We recommended using a VM, because we had a recollection of how much pain programming on Windows was. Unfortunately, VirtualBox had performance problems on their machines and ordering a VMWare installation took a few days.
So, we spent those few days to see, if Windows was really still that much of a pain. They'd still need a VM for testing, but otherwise, our entire tooling should have been fine on Windows.
Fuck me, those days were wasted. One of our dependencies dynamically pulled in C code and compiled it, which you barely even noticed on Linux, but is apparently not a thing it can do on native Windows.
So, instead they were on WSL pretty early on, but that had all kinds of differences to a native Linux installation and they constantly had to fix the DNS config, because it kept being reset by Windows. In particular, while compiling Rust & C worked, it was extremely slow.

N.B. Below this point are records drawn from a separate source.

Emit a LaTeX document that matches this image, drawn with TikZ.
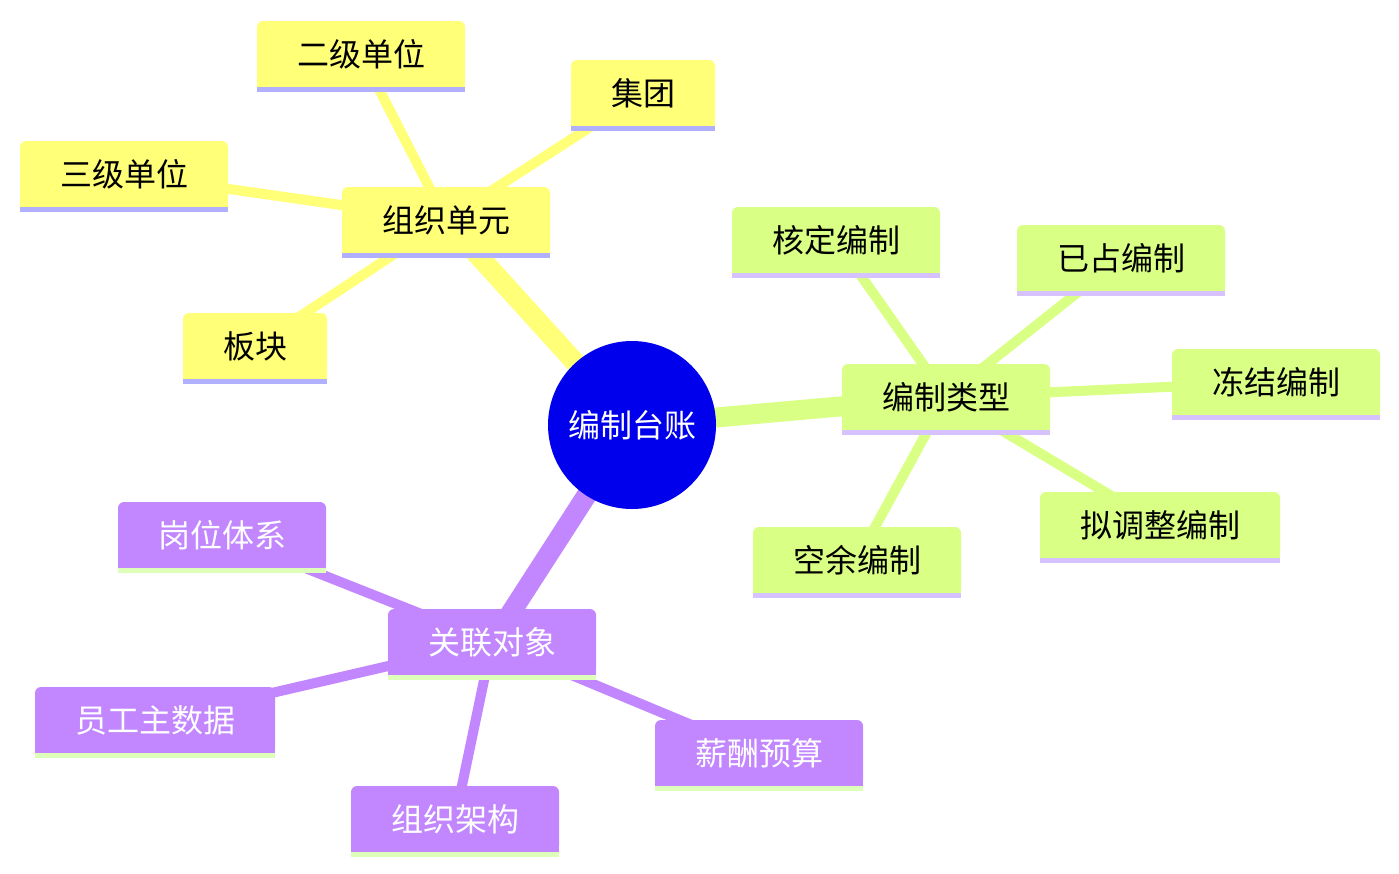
\documentclass[tikz,border=0pt]{standalone}
\usepackage{fontspec}
\setmainfont{Noto Sans CJK SC}
\usetikzlibrary{backgrounds}
\definecolor{rootblue}{HTML}{0000EC}
\definecolor{secyellow}{HTML}{FFFF78}
\definecolor{secgreen}{HTML}{D9FF84}
\definecolor{secpurple}{HTML}{C286FF}
\definecolor{lineyellow}{HTML}{B0B0FF}
\definecolor{linegreen}{HTML}{D6C2FF}
\definecolor{linepurple}{HTML}{DEFFBA}

\begin{document}
\begin{tikzpicture}[
    x=1pt, y=-1pt,
    font=\fontsize{32}{38}\selectfont,
    root/.style={circle, fill=rootblue, text=white, minimum size=168pt, inner sep=0pt},
    box/.style={rounded corners=6pt, minimum height=66pt, inner xsep=40pt, inner ysep=0pt},
    ybox/.style={box, fill=secyellow},
    gbox/.style={box, fill=secgreen},
    pbox/.style={box, fill=secpurple, text=white},
    mainedge/.style={line width=20pt},
    subedge/.style={line width=10pt}
]
\useasboundingbox (0,0) rectangle (1399,873);

% Root
\node[root] (root) at (632,425) {编制台账};

% Organisation units
\node[ybox] (org) at (446,220) {组织单元};
\node[ybox] (lvtwo) at (361,54) {二级单位};
\node[ybox] (group) at (643,93) {集团};
\node[ybox] (lvthree) at (124,174) {三级单位};
\node[ybox] (sector) at (255,346) {板块};

% Headcount types
\node[gbox] (kind) at (946,397) {编制类型};
\node[gbox] (approved) at (836,240) {核定编制};
\node[gbox] (occupied) at (1121,258) {已占编制};
\node[gbox] (frozen) at (1276,382) {冻结编制};
\node[gbox] (planned) at (1160,525) {拟调整编制};
\node[gbox] (vacant) at (857,560) {空余编制};

% Related objects
\node[pbox] (related) at (492,642) {关联对象};
\node[pbox] (posts) at (222,535) {岗位体系};
\node[pbox] (staff) at (155,720) {员工主数据};
\node[pbox] (orgchart) at (455,819) {组织架构};
\node[pbox] (budget) at (759,753) {薪酬预算};

% Square bottom corners and underlines
\foreach \n/\c/\u in {org/secyellow/lineyellow, lvtwo/secyellow/lineyellow,
    group/secyellow/lineyellow, lvthree/secyellow/lineyellow, sector/secyellow/lineyellow,
    kind/secgreen/linegreen, approved/secgreen/linegreen, occupied/secgreen/linegreen,
    frozen/secgreen/linegreen, planned/secgreen/linegreen, vacant/secgreen/linegreen,
    related/secpurple/linepurple, posts/secpurple/linepurple, staff/secpurple/linepurple,
    orgchart/secpurple/linepurple, budget/secpurple/linepurple} {
  \fill[\c] (\n.south west) rectangle ++(6,-6);
  \fill[\c] (\n.south east) rectangle ++(-6,-6);
  \draw[line width=5pt, \u] ([yshift=-2pt]\n.south west) -- ([yshift=-2pt]\n.south east);
}

% Edges
\begin{scope}[on background layer]
\draw[mainedge, secyellow] (root.center) -- (org.center);
\draw[mainedge, secgreen] (root.center) -- (kind.center);
\draw[mainedge, secpurple] (root.center) -- (related.center);
\foreach \t in {lvtwo, group, lvthree, sector}
  \draw[subedge, secyellow] (org.center) -- (\t.center);
\foreach \t in {approved, occupied, frozen, planned, vacant}
  \draw[subedge, secgreen] (kind.center) -- (\t.center);
\foreach \t in {posts, staff, orgchart, budget}
  \draw[subedge, secpurple] (related.center) -- (\t.center);
\end{scope}

\end{tikzpicture}
\end{document}
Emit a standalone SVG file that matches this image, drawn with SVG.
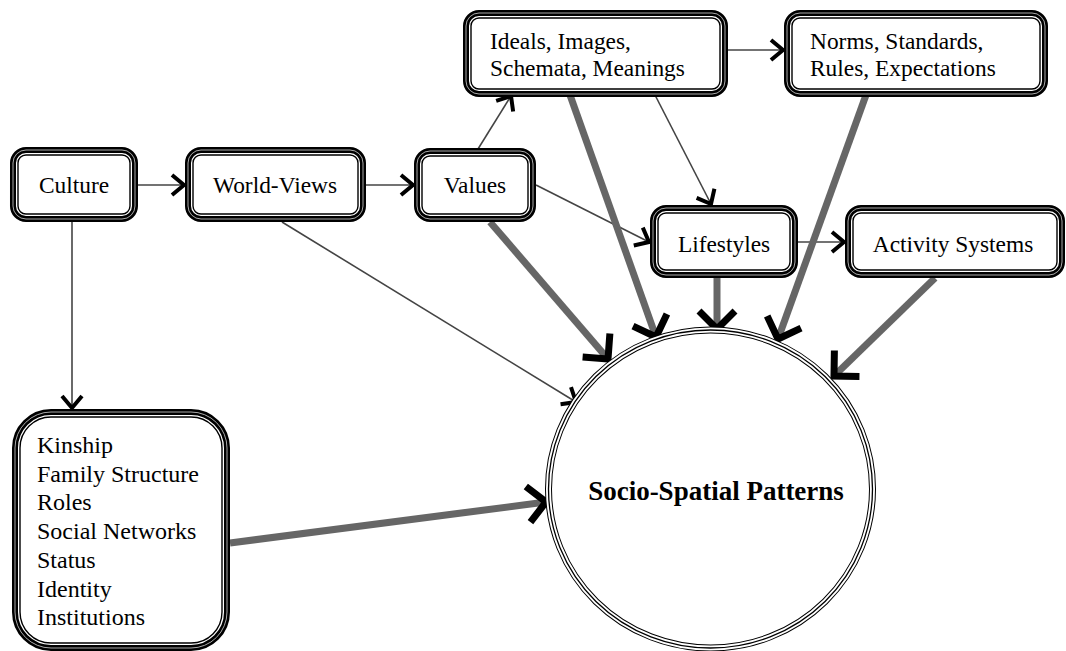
<svg xmlns="http://www.w3.org/2000/svg" width="1066" height="651" viewBox="0 0 1066 651">
<defs>
<style>
.b1{fill:#fff;stroke:#000;stroke-width:6}
.b2{fill:none;stroke:#aaa;stroke-width:1}
.b3{fill:none;stroke:#000;stroke-width:1.4}
text{font-family:"Liberation Serif","Times New Roman",serif;font-size:23.4px;fill:#000}
.c{text-anchor:middle}
.k{font-size:24px}
.thin{fill:none;stroke:#444;stroke-width:1.6;marker-end:url(#ah1)}
.thick{fill:none;stroke:#666;stroke-width:7;marker-end:url(#ah2)}
</style>
<marker id="ah1" viewBox="-30 -30 40 60" markerWidth="40" markerHeight="60" refX="0" refY="0" markerUnits="userSpaceOnUse" orient="auto">
<path d="M-12,-10 L0,0 L-12,10" fill="none" stroke="#000" stroke-width="4"/>
</marker>
<marker id="ah2" viewBox="-30 -30 40 60" markerWidth="40" markerHeight="60" refX="0" refY="0" markerUnits="userSpaceOnUse" orient="auto">
<path d="M-18,-18 L0,0 L-18,18" fill="none" stroke="#000" stroke-width="7"/>
</marker>
</defs>
<rect width="1066" height="651" fill="#fff"/>
<g id="connectors">
<line class="thin" x1="138" y1="185" x2="184" y2="185"/>
<line class="thin" x1="366" y1="185" x2="413" y2="185"/>
<line class="thin" x1="478" y1="149" x2="511" y2="96"/>
<line class="thin" x1="728" y1="50" x2="783" y2="50"/>
<line class="thin" x1="536" y1="185" x2="649" y2="242"/>
<line class="thin" x1="655" y1="95" x2="711" y2="204"/>
<line class="thin" x1="798" y1="242" x2="844" y2="242"/>
<line class="thin" x1="72" y1="222" x2="72" y2="408"/>
<line class="thin" x1="282" y1="222" x2="576" y2="402"/>
<line class="thick" x1="490" y1="222" x2="608" y2="359"/>
<line class="thick" x1="570" y1="95" x2="656" y2="337"/>
<line class="thick" x1="717" y1="278" x2="717" y2="329"/>
<line class="thick" x1="866" y1="95" x2="778" y2="339"/>
<line class="thick" x1="935" y1="278" x2="834" y2="376"/>
<line class="thick" x1="230" y1="543" x2="546" y2="502"/>
</g>
<g id="culture">
<rect class="b1" x="13" y="150" width="122" height="69" rx="13"/>
<rect class="b2" x="13" y="150" width="122" height="69" rx="13"/>
<rect class="b3" x="18" y="155" width="112" height="59" rx="8"/>
<text class="c" x="74" y="193">Culture</text>
</g>
<g id="worldviews">
<rect class="b1" x="188" y="150" width="175" height="69" rx="13"/>
<rect class="b2" x="188" y="150" width="175" height="69" rx="13"/>
<rect class="b3" x="193" y="155" width="165" height="59" rx="8"/>
<text class="c" x="275" y="193">World-Views</text>
</g>
<g id="values">
<rect class="b1" x="417" y="151" width="116" height="68" rx="13"/>
<rect class="b2" x="417" y="151" width="116" height="68" rx="13"/>
<rect class="b3" x="422" y="156" width="106" height="58" rx="8"/>
<text class="c" x="475" y="193">Values</text>
</g>
<g id="ideals">
<rect class="b1" x="466" y="13" width="259" height="81" rx="13"/>
<rect class="b2" x="466" y="13" width="259" height="81" rx="13"/>
<rect class="b3" x="471" y="18" width="249" height="71" rx="8"/>
<text x="490" y="49">Ideals, Images,</text>
<text x="490" y="76">Schemata, Meanings</text>
</g>
<g id="norms">
<rect class="b1" x="787" y="13" width="258" height="81" rx="13"/>
<rect class="b2" x="787" y="13" width="258" height="81" rx="13"/>
<rect class="b3" x="792" y="18" width="248" height="71" rx="8"/>
<text x="810" y="49">Norms, Standards,</text>
<text x="810" y="76">Rules, Expectations</text>
</g>
<g id="lifestyles">
<rect class="b1" x="653" y="208" width="142" height="67" rx="13"/>
<rect class="b2" x="653" y="208" width="142" height="67" rx="13"/>
<rect class="b3" x="658" y="213" width="132" height="57" rx="8"/>
<text class="c" x="724" y="252">Lifestyles</text>
</g>
<g id="activity">
<rect class="b1" x="848" y="208" width="214" height="67" rx="13"/>
<rect class="b2" x="848" y="208" width="214" height="67" rx="13"/>
<rect class="b3" x="853" y="213" width="204" height="57" rx="8"/>
<text class="c" x="953" y="252">Activity Systems</text>
</g>
<g id="kinship">
<rect class="b1" x="15" y="412" width="212" height="236" rx="36"/>
<rect class="b2" x="15" y="412" width="212" height="236" rx="36"/>
<rect class="b3" x="20" y="417" width="202" height="226" rx="31"/>
<text class="k" x="37" y="453">Kinship</text>
<text class="k" x="37" y="482">Family Structure</text>
<text class="k" x="37" y="510">Roles</text>
<text class="k" x="37" y="539">Social Networks</text>
<text class="k" x="37" y="568">Status</text>
<text class="k" x="37" y="597">Identity</text>
<text class="k" x="37" y="625">Institutions</text>
</g>
<g id="socio-spatial">
<ellipse cx="710.5" cy="489" rx="162" ry="159" fill="#fff" stroke="#000" stroke-width="7"/>
<ellipse cx="710.5" cy="489" rx="162" ry="159" fill="none" stroke="#fff" stroke-width="5"/>
<ellipse cx="710.5" cy="489" rx="162" ry="159" fill="none" stroke="#000" stroke-width="1.3"/>
<text class="c" x="716" y="500" font-weight="bold" style="font-size:27px">Socio-Spatial Patterns</text>
</g>
</svg>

Eventually, they got VMWare and we started setting up the OS. We literally completed installing Linux before a compilation run had finished. And what had cost us multiple days to try to get going under Windows, was just working within an hour on Linux. And for some reason, compilation within the VM was about 20 times faster than under WSL.
I still assume, these are generally solvable problems and if our team had worked under WSL from the start, we would have had some of those solved.
But even taking that into account, there were just so many nonsense problems, which we never had to fix on Linux, that I'm still left absolutely baffled that some people genuinely use WSL for development.
WSL's performance is drastically better when you don't save your files on Windows' filesystem.
Hmm, that would fit the pattern, as it sometimes also got stuck on just downloading things, even when the DNS config hadn't been reset.
Do you need to partition the disk then, to place ext4 or similar into a separate partition? I'm not sure, we can partition the disk in that corporate Windows setup our company uses...
Look up the difference between WSL1 and WSL2. If you're using 2 just make sure you're writing into /anything other than /mnt/driveletter, that should be ext4. For 1 it's directly mounted on the ntfs filesystem and you'll always have performance problems.